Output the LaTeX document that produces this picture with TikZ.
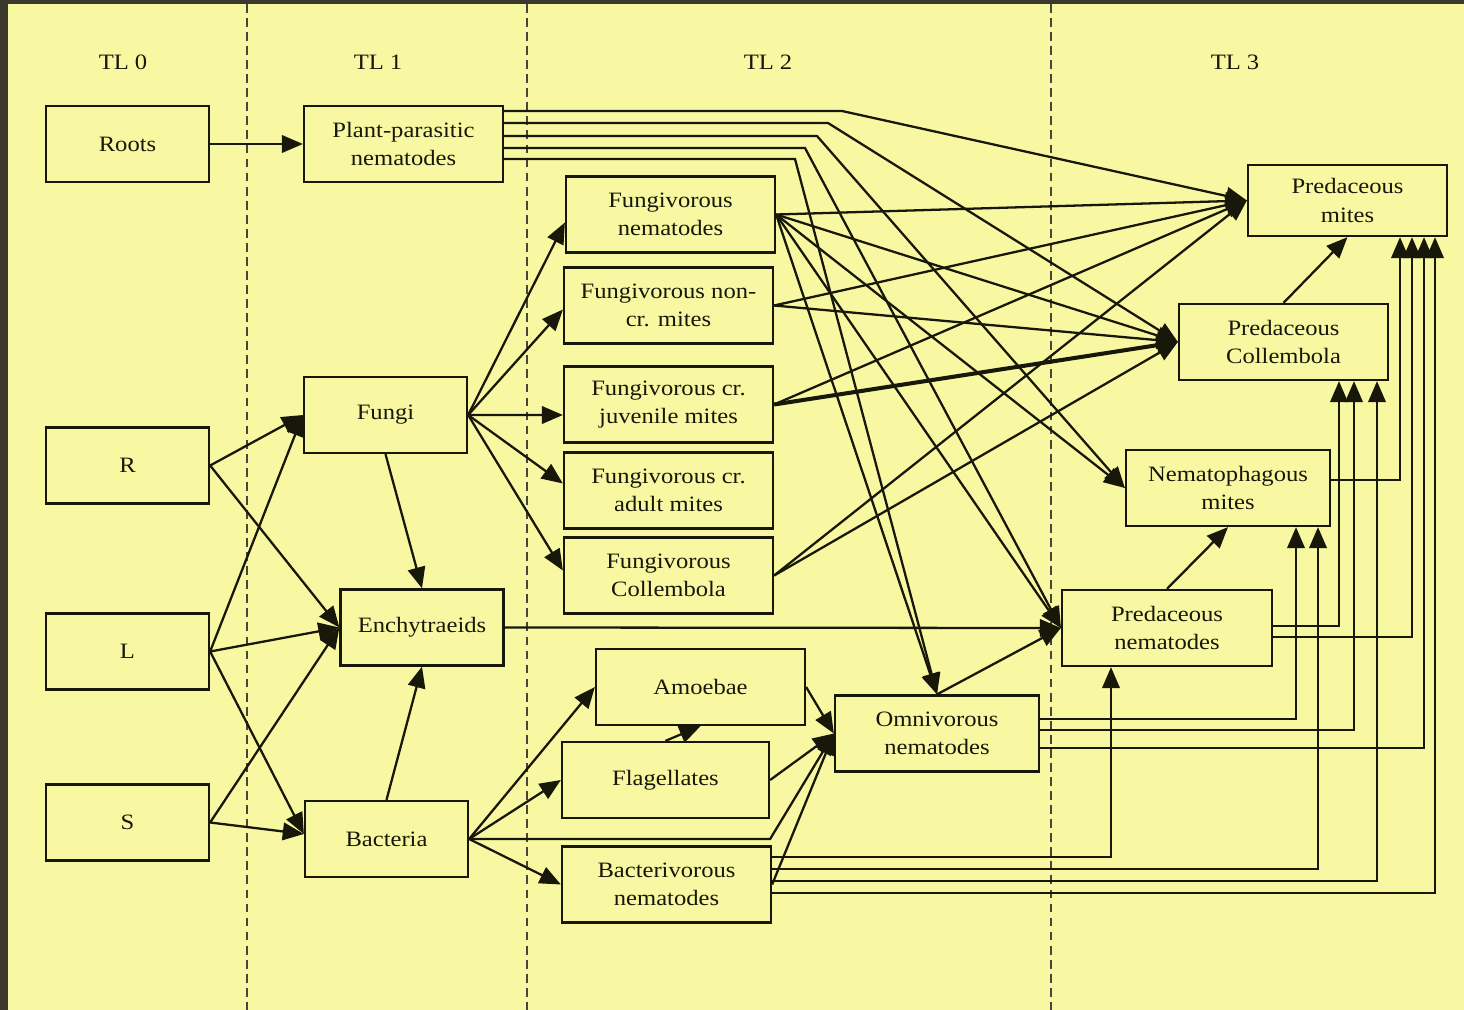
\documentclass[tikz,border=0pt]{standalone}
\usepackage{fontspec}
\setmainfont[FakeStretch=1.12]{Liberation Serif}
\usetikzlibrary{arrows.meta, calc}
\definecolor{ink}{HTML}{17170A}
\definecolor{paper}{HTML}{F8F8A2}
\definecolor{frame}{HTML}{3B392C}

\begin{document}
\begin{tikzpicture}[x=0.02cm, y=-0.02cm, font=\fontsize{12.5}{16}\selectfont,
  box/.style={draw=ink, fill=paper, line width=1.3pt, text=ink, align=center, minimum height=1.52cm, inner sep=2pt},
  sbox/.style={box, minimum width=3.26cm},
  wbox/.style={box, minimum width=4.18cm},
  arr/.style={-{Triangle[length=12pt, width=10pt]}, line width=1.3pt, ink},
  lvl/.style={text=ink},
  divider/.style={draw=ink!80, line width=1.5pt, dash pattern=on 5pt off 3pt}
]
  \useasboundingbox (0,0) rectangle (1464,1010);
  \fill[paper] (0,0) rectangle (1464,1010);
  \fill[frame] (0,0) rectangle (8,1010);
  \fill[frame] (0,0) rectangle (1464,4);
  \foreach \x in {247,527,1051} \draw[divider] (\x,4) -- (\x,1010);

  % trophic levels
  \node[lvl] (tl0) at (123,62) {TL 0};
  \node[lvl] (tl1) at (378,62) {TL 1};
  \node[lvl] (tl2) at (768,62) {TL 2};
  \node[lvl] (tl3) at (1235,62) {TL 3};

  % TL 0 and TL 1
  \node[sbox] (roots) at (127.5,144) {Roots};
  \node[sbox] (boxR) at (127.5,465.5) {R};
  \node[sbox] (boxL) at (127.5,651.5) {L};
  \node[sbox] (boxS) at (127.5,822.5) {S};
  \node[box, minimum width=3.98cm] (ppn) at (403.5,144) {Plant-parasitic\\nematodes};
  \node[sbox] (fungi) at (385.5,415) {Fungi};
  \node[sbox] (ench) at (422,627.5) {Enchytraeids};
  \node[sbox] (bact) at (386.5,839) {Bacteria};

  % TL 2
  \node[wbox] (fnem) at (670.5,214.5) {Fungivorous\\nematodes};
  \node[wbox] (fncm) at (668.5,305.5) {Fungivorous non-\\cr. mites};
  \node[wbox] (fjuv) at (668.5,404.5) {Fungivorous cr.\\juvenile mites};
  \node[wbox] (fadu) at (668.5,490.5) {Fungivorous cr.\\adult mites};
  \node[wbox] (fcol) at (668.5,575.5) {Fungivorous\\Collembola};
  \node[wbox] (amoe) at (700.5,687) {Amoebae};
  \node[box, minimum width=4.14cm] (flag) at (665.5,780) {Flagellates};
  \node[wbox] (bnem) at (666.5,884.5) {Bacterivorous\\nematodes};
  \node[box, minimum width=4.08cm] (onem) at (937,733.5) {Omnivorous\\nematodes};

  % TL 3
  \node[box, minimum width=4.2cm] (pnem) at (1167,628) {Predaceous\\nematodes};
  \node[box, minimum width=4.08cm] (nmit) at (1228,488) {Nematophagous\\mites};
  \node[wbox] (pcol) at (1283.5,342) {Predaceous\\Collembola};
  \node[box, minimum width=3.98cm, minimum height=1.42cm] (pmit) at (1347.5,200.5) {Predaceous\\mites};

  % basal links
  \draw[arr] (roots) -- (ppn);
  \draw[arr] (boxR.east) -- (fungi.west);
  \draw[arr] (boxR.east) -- (ench.west);
  \draw[arr] (boxL.east) -- (fungi.west);
  \draw[arr] (boxL.east) -- (ench.west);
  \draw[arr] (boxL.east) -- ($(bact.west)+(0,-5)$);
  \draw[arr] (boxS.east) -- (ench.west);
  \draw[arr] (boxS.east) -- ($(bact.west)+(0,-5)$);
  \draw[arr] (fungi.south) -- (ench.north);
  \draw[arr] (bact.north) -- (ench.south);
  \draw[arr] (ench.east) -- (pnem.west);

  % fungal and bacterial channel
  \foreach \t/\dy in {fnem/8, fncm/4, fjuv/10.5, fadu/-7, fcol/-5}
    \draw[arr] (fungi.east) -- ($(\t.west)+(0,\dy)$);
  \draw[arr] (bact.east) -- (amoe.west);
  \draw[arr] (bact.east) -- (flag.west);
  \draw[arr] (bact.east) -- (bnem.west);
  \draw[arr] (bact.east) -- (bact.east -| flag.east) -- (onem.west);
  \draw[arr] (flag.north) -- (amoe.south);
  \draw[arr] (amoe.east) -- (onem.west);
  \draw[arr] (flag.east) -- (onem.west);
  \draw[arr] (bnem.east) -- (onem.west);
  \draw[arr] (onem.north) -- (pnem.west);

  % plant-parasitic nematodes to predators
  \foreach \dy/\bx/\t in {-33/842/pmit.west, -21/828/pcol.west, -8/817/nmit.west, 4/805/pnem.west, 15/795/onem.north}
    \draw[arr] ($(ppn.east)+(0,\dy)$) coordinate (s) -- (s -| \bx,0) -- (\t);

  % fungivores to predators
  \foreach \t in {pmit.west, pcol.west, nmit.west, pnem.west, onem.north}
    \draw[arr] (fnem.east) -- (\t);
  \draw[arr] (fncm.east) -- (pmit.west);
  \draw[arr] (fncm.east) -- (pcol.west);
  \draw[arr] (fjuv.east) -- (pmit.west);
  \draw[arr, line width=2.3pt] (fjuv.east) -- (pcol.west);
  \draw[arr] (fcol.east) -- (pmit.west);
  \draw[arr] (fcol.east) -- (pcol.west);

  % predators to predators
  \draw[arr] (pcol.north) -- (pmit.south);
  \draw[arr] (pnem.north) -- (nmit.south);
  \foreach \s/\dy/\lx/\t in {bnem/-27.5/1111/pnem, bnem/-15.5/1318/nmit, bnem/-3.5/1377/pcol, bnem/8.5/1435/pmit,
      onem/-14.5/1296/nmit, onem/-3.5/1354/pcol, onem/14.5/1424/pmit,
      pnem/-2/1339/pcol, pnem/9/1412/pmit, nmit/-8/1400/pmit}
    \draw[arr] ($(\s.east)+(0,\dy)$) -| (\t.south -| \lx,0);
\end{tikzpicture}
\end{document}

- - - - -

EXERCISE INSTRUCTIONS: Quote, please, every line of the material above from its start through the line that has "(bact) at (386.5,839)", reproducing the words exactly and dropping any images.

FINAL ANSWER:
Output the LaTeX document that produces this picture with TikZ.
\documentclass[tikz,border=0pt]{standalone}
\usepackage{fontspec}
\setmainfont[FakeStretch=1.12]{Liberation Serif}
\usetikzlibrary{arrows.meta, calc}
\definecolor{ink}{HTML}{17170A}
\definecolor{paper}{HTML}{F8F8A2}
\definecolor{frame}{HTML}{3B392C}

\begin{document}
\begin{tikzpicture}[x=0.02cm, y=-0.02cm, font=\fontsize{12.5}{16}\selectfont,
  box/.style={draw=ink, fill=paper, line width=1.3pt, text=ink, align=center, minimum height=1.52cm, inner sep=2pt},
  sbox/.style={box, minimum width=3.26cm},
  wbox/.style={box, minimum width=4.18cm},
  arr/.style={-{Triangle[length=12pt, width=10pt]}, line width=1.3pt, ink},
  lvl/.style={text=ink},
  divider/.style={draw=ink!80, line width=1.5pt, dash pattern=on 5pt off 3pt}
]
  \useasboundingbox (0,0) rectangle (1464,1010);
  \fill[paper] (0,0) rectangle (1464,1010);
  \fill[frame] (0,0) rectangle (8,1010);
  \fill[frame] (0,0) rectangle (1464,4);
  \foreach \x in {247,527,1051} \draw[divider] (\x,4) -- (\x,1010);

  % trophic levels
  \node[lvl] (tl0) at (123,62) {TL 0};
  \node[lvl] (tl1) at (378,62) {TL 1};
  \node[lvl] (tl2) at (768,62) {TL 2};
  \node[lvl] (tl3) at (1235,62) {TL 3};

  % TL 0 and TL 1
  \node[sbox] (roots) at (127.5,144) {Roots};
  \node[sbox] (boxR) at (127.5,465.5) {R};
  \node[sbox] (boxL) at (127.5,651.5) {L};
  \node[sbox] (boxS) at (127.5,822.5) {S};
  \node[box, minimum width=3.98cm] (ppn) at (403.5,144) {Plant-parasitic\\nematodes};
  \node[sbox] (fungi) at (385.5,415) {Fungi};
  \node[sbox] (ench) at (422,627.5) {Enchytraeids};
  \node[sbox] (bact) at (386.5,839) {Bacteria};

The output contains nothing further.